By just about every measure, the U.S. yield curve reached the flattest levels in a decade earlier this year as traders wagered the Federal Reserve would stick to its path of raising short-term rates, while subdued inflation kept longer-term yields in check. Strong wage growth and inflation numbers released last month interrupted that trend. That skittishness has now evaporated, at least for the moment.

“The strength of the 30-year auction despite a persistent rally speaks to the depth of demand for the long-bond and reinforces our own conviction that the 5s/30s curve will continue to flatten,” BMO Capital Markets strategist Aaron Kohli wrote in a note.

With the week’s U.S. debt sales out of the way, the bond market’s focus will likely turn to the Fed’s policy meeting next week, which will include a press conference and updated projections, known as the “dot plot.” It’s widely expected that officials will raise the benchmark lending rate -- the bigger question is how the dots move, if at all, given labor-market strength.

That attention to the Fed’s rate-hike path will probably send five-year yields even higher in the days ahead, Kohli said. As of last week, hedge funds and other large speculators were positioned for that kind of move, with futures data showing record net shorts in the maturity.

The 30-year Treasury yielded 3.1 percent at about 3:30 p.m. in New York, lower than the auction’s 3.109 percent mark. The benchmark 10-year yield is about 2.84 percent, nearly unchanged over the past month. Both touched session lows in a knee-jerk reaction to President Donald Trump ousting Secretary of State Rex Tillerson, a move that also flattened the curve.

Combine that with what Kohli called the best auction of the week, and traders saw a green light to further flattening.

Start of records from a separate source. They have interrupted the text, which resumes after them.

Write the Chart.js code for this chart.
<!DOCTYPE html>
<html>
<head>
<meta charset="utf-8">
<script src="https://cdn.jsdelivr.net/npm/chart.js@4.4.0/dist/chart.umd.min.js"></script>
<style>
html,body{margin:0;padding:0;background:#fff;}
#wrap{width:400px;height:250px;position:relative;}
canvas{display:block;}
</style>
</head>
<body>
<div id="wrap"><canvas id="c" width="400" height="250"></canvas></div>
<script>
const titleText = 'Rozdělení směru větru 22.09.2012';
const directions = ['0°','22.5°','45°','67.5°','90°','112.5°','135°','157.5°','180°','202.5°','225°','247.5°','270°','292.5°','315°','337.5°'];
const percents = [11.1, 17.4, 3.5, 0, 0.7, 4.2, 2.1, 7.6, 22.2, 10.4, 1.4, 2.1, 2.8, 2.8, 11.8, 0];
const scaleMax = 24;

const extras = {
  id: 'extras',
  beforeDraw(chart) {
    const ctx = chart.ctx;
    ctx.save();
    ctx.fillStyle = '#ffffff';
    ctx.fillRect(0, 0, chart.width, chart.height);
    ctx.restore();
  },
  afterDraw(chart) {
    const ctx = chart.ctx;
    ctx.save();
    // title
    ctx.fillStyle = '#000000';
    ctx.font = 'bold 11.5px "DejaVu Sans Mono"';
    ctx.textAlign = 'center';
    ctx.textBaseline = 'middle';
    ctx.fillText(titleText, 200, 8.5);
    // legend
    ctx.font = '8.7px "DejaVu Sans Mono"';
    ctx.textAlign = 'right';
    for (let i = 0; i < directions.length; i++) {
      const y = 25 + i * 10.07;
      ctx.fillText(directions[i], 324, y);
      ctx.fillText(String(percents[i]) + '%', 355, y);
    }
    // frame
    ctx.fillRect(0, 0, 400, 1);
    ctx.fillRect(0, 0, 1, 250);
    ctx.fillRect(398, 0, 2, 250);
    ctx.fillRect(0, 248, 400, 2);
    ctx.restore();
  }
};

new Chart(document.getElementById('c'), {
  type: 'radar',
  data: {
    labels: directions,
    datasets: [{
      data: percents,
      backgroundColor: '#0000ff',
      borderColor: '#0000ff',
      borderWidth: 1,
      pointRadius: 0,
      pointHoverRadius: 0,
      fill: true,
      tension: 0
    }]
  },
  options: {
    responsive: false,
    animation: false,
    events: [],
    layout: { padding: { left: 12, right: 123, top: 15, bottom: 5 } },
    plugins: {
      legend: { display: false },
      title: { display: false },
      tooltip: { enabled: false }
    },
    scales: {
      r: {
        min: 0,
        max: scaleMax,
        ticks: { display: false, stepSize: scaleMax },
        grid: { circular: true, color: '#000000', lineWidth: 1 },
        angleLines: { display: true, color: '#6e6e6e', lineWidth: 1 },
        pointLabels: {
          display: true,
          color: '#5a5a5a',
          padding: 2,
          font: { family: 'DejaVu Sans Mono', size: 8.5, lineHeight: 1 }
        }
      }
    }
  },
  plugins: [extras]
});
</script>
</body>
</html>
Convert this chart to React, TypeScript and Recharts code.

“Immediately after the auction, the five-year sector sold off a little bit, so it looks like bidders took advantage of the liquidity opportunity to put on more flatteners,” Thomas Simons, a money-market economist at Jefferies, said in a note. “This auction went well in spite of the $1 billion increase in size for auctions this quarter and the rally in the market throughout the day.”